Стремительно разлагалась вся Кубань. Пополнения отсюда на фронт совершенно прекратились. На этой почве донская фракция Круга разругалась с кубанской вплоть до ультиматума, поставленного 23.02:

"Если кубанцы не намерены воевать с большевиками, то пусть они прямо скажут донцам, которые в этом случае оставляют за собой свободу действий".

После фракционного заседания кубанцы объявили "нынешнее заболевание" Кубани «аналогичным» прошлогоднему на Дону и признали необходимым бороться с ним, разрешив даже посылку донских карательных отрядов в их станицы, чтобы заставить казаков выйти на фронт. Однако сделать это оказалось почти невозможно. Делу не помогло и назначение командующим прежнего казачьего кумира Шкуро.
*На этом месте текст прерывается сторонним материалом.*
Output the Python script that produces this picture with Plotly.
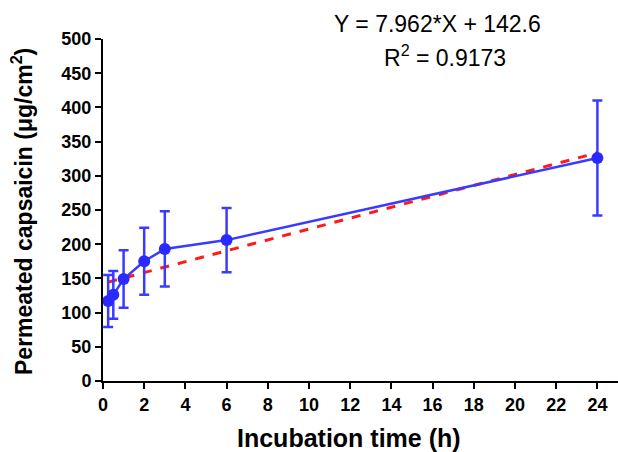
import plotly.graph_objects as go

time_h = [0.25, 0.5, 1, 2, 3, 6, 24]
capsaicin = [117, 126, 149, 175, 193, 206, 326]
sd = [38, 35, 42, 49, 55, 47, 84]
slope = 7.962
intercept = 142.6
fit_x = [0.25, 24]
fit_y = [slope * x + intercept for x in fit_x]
x_ticks = list(range(0, 25, 2))
y_ticks = list(range(0, 501, 50))

fig = go.Figure()
fig.add_trace(go.Scatter(
    x=fit_x, y=fit_y, mode="lines",
    line=dict(color="#ff1a1a", width=3, dash="dash"), showlegend=False))
fig.add_trace(go.Scatter(
    x=time_h, y=capsaicin, mode="lines+markers",
    line=dict(color="#3b3bff", width=2.5),
    marker=dict(color="#2a2aff", size=12),
    error_y=dict(type="data", array=sd, color="#3b3bff", thickness=2.5, width=5),
    showlegend=False, cliponaxis=False))

tickfont = dict(family="Arial, Liberation Sans", size=18, color="black", weight="bold")
L, T, W, H = 103, 39, 515, 342
fig.update_layout(
    width=618, height=452,
    margin=dict(l=L, r=0, t=T, b=452 - T - H),
    plot_bgcolor="white", paper_bgcolor="white",
    font=dict(family="Arial, Liberation Sans", color="black"),
    xaxis=dict(range=[0, 25], tickmode="array", tickvals=x_ticks,
               ticks="outside", ticklen=6, tickwidth=2, tickcolor="black",
               showline=True, linewidth=2, linecolor="black", showgrid=False, zeroline=False,
               tickfont=tickfont, automargin=False),
    yaxis=dict(range=[0, 500], tickmode="array", tickvals=y_ticks,
               ticks="outside", ticklen=6, tickwidth=2, tickcolor="black",
               showline=True, linewidth=2, linecolor="black", showgrid=False, zeroline=False,
               tickfont=tickfont, automargin=False),
)

def px(xp):
    return (xp - L) / W

def py(yp):
    return (T + H - yp) / H

common = dict(xref="paper", yref="paper", showarrow=False, xanchor="center", yanchor="middle")
fig.add_annotation(text="Incubation time (h)", x=px(349), y=py(438),
                   font=dict(size=25, weight="bold", color="black"), **common)
fig.add_annotation(text="Permeated capsaicin (μg/cm<sup>2</sup>)", x=px(22), y=py(212),
                   textangle=-90, font=dict(size=23, weight="bold", color="black"), **common)
fig.add_annotation(text="Y = 7.962*X + 142.6", x=px(437), y=py(24),
                   font=dict(size=23, color="black"), **common)
fig.add_annotation(text="R<sup>2</sup> = 0.9173", x=px(445), y=py(56),
                   font=dict(size=23, color="black"), **common)
fig.write_html("out.html", config={"displayModeBar": False},
               post_script="document.body.style.margin='0px';")
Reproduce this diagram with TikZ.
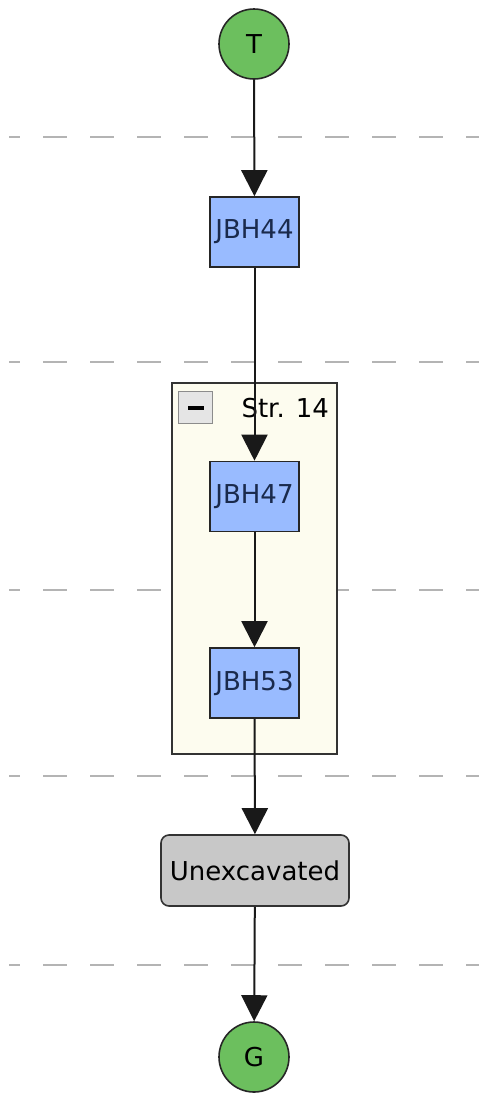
\documentclass[tikz,border=0pt]{standalone}
\usepackage{fontspec}
\setmainfont{DejaVu Sans}
\usetikzlibrary{arrows.meta}

\definecolor{termgreen}{HTML}{6CBF5E}
\definecolor{unitblue}{HTML}{99BBFF}
\definecolor{unittext}{HTML}{1A2A4C}
\definecolor{groupfill}{HTML}{FDFCEF}
\definecolor{leftgray}{HTML}{C8C8C8}
\definecolor{layergray}{HTML}{B4B4B4}

\tikzset{
  lbl/.style={font=\fontsize{26}{26}\selectfont},
  terminal/.style={lbl, circle, draw=black!85, line width=1.6pt, fill=termgreen, minimum size=70pt, inner sep=0pt},
  unitbox/.style={lbl, rectangle, draw=black!85, line width=1.6pt, fill=unitblue, text=unittext, minimum width=89pt, minimum height=70pt, inner sep=0pt},
  restbox/.style={lbl, rectangle, rounded corners=8pt, draw=black!80, line width=1.6pt, fill=leftgray, minimum width=188pt, minimum height=71pt, inner sep=0pt},
  groupbox/.style={rectangle, draw=black!80, line width=1.6pt, fill=groupfill, minimum width=165pt, minimum height=371pt, inner sep=0pt},
  layer/.style={draw=layergray, line width=1.8pt, dash pattern=on 24pt off 23pt, dash phase=13pt},
  flow/.style={draw=black!90, line width=2pt, -{Triangle[length=26pt,width=26pt]}}
}

\begin{document}
\begin{tikzpicture}[x=1pt,y=-1pt]
    \useasboundingbox (0,0) rectangle (479,1095);

    % layer separators
    \foreach \ly in {137,362,590,776,965}
        \draw[layer] (9,\ly) -- (479,\ly);

    % group
    \node[groupbox] (str14) at (254.5,568.5) {};
    \node[rectangle, draw=black!45, line width=1.2pt, fill=black!10, minimum width=34pt, minimum height=32pt, inner sep=0pt] (toggle) at (195.5,407.5) {};
    \draw[line width=3.5pt] (188,408) -- (204,408);
    \node[lbl, anchor=west] (str14title) at (238,408) {Str. 14};

    % nodes
    \node[terminal] (T) at (254,44) {T};
    \node[unitbox] (jbh44) at (254.5,232) {JBH44};
    \node[unitbox] (jbh47) at (254.5,496.5) {JBH47};
    \node[unitbox] (jbh53) at (254.5,683) {JBH53};
    \node[restbox] (unexc) at (255,870.5) {Unexcavated};
    \node[terminal] (G) at (254,1057) {G};

    % edges
    \draw[flow] (T) -- (jbh44);
    \draw[flow] (jbh44) -- (jbh47);
    \draw[flow] (jbh47) -- (jbh53);
    \draw[flow] (jbh53) -- (unexc);
    \draw[flow] (unexc) -- (G);
\end{tikzpicture}
\end{document}
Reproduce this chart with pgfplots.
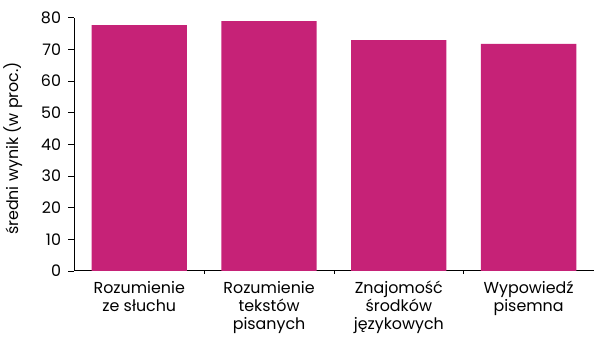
\documentclass[border=0pt]{standalone}
\usepackage{pgfplots}
\pgfplotsset{compat=1.18}
\usepackage{fontspec}
\setmainfont{Poppins}
\definecolor{barmag}{RGB}{198,34,119}
\begin{document}
\begin{tikzpicture}[x=1pt,y=1pt]
\begin{axis}[
  name=ax,
  at={(0,0)}, anchor=south west,
  scale only axis,
  width=523pt, height=255pt,
  xmin=-0.5, xmax=3.5,
  ymin=0, ymax=80,
  ytick={0,10,...,80},
  xtick={0,1,2,3},
  xticklabels={{Rozumienie\\ze słuchu},{Rozumienie\\tekstów\\pisanych},{Znajomość\\środków\\językowych},{Wypowiedź\\pisemna}},
  minor xtick={0.5,1.5,2.5},
  axis x line*=bottom,
  axis y line*=left,
  tick align=outside,
  xtick style={draw=none},
  ytick style={draw=black, line width=0.8pt},
  minor x tick style={draw=black, line width=0.8pt},
  major tick length=6pt,
  minor tick length=3pt,
  axis line style={black, line width=1pt},
  ybar, bar width=96pt,
  /pgf/number format/assume math mode=true,
  tick label style={font=\fontsize{16}{18}\selectfont},
  yticklabel style={xshift=-4pt},
  xticklabel style={align=center, yshift=-1pt},
  ylabel={średni wynik (w proc.)},
  ylabel style={font=\fontsize{16}{18}\selectfont, at={(axis description cs:0,0.484)}, anchor=south, yshift=49pt},
  clip=false,
]
\addplot[fill=barmag, draw=none] coordinates {(0,77.7) (1,79.0) (2,73.0) (3,71.8)};
\end{axis}
\useasboundingbox (-71,-62) rectangle (523,273);
\end{tikzpicture}
\end{document}
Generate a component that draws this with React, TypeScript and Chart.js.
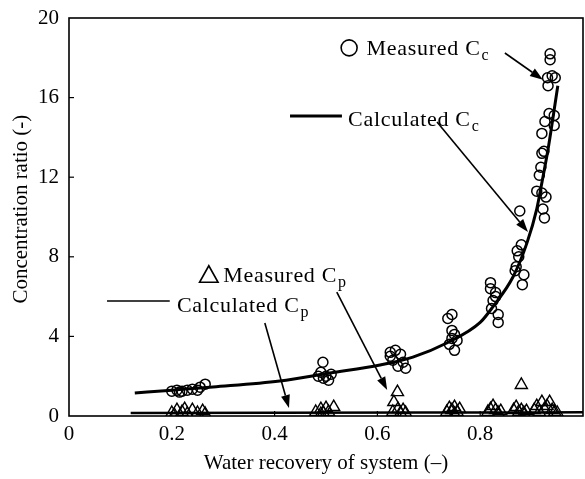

Поскольку он держал сторону единства с Деникиным, местные лидеры повели против него усиленную агитацию, припоминая ему все грехи, на которые раньше глядели сквозь пальцы и даже признавали «доблестью», как, например, богатую добычу его казаков в Екатеринославе.

Но и самих самостийников, начавших это разложение, тоже уже никто не слушал. Атаман Букретов вернулся из объезда станиц совершенно ошарашенный, встретив вместо традиционных почестей картину хаоса, разгула и грубых выходок. Вместо приветствий и хлеба-соли пьяный в стельку станичный атаман позволял себе снисходительно хлопать генерала по плечу… Совершенно обнаглели кубанские «зеленые», нападая на белые тылы и сообщения с Новороссийском. Их предводители Пилюк и Савицкий заключили наивный договор с какими-то мелкими большевистскими агентами

"ответственными представителями Советской власти о признании ею независимости казачьих земель, как условия заключения мира".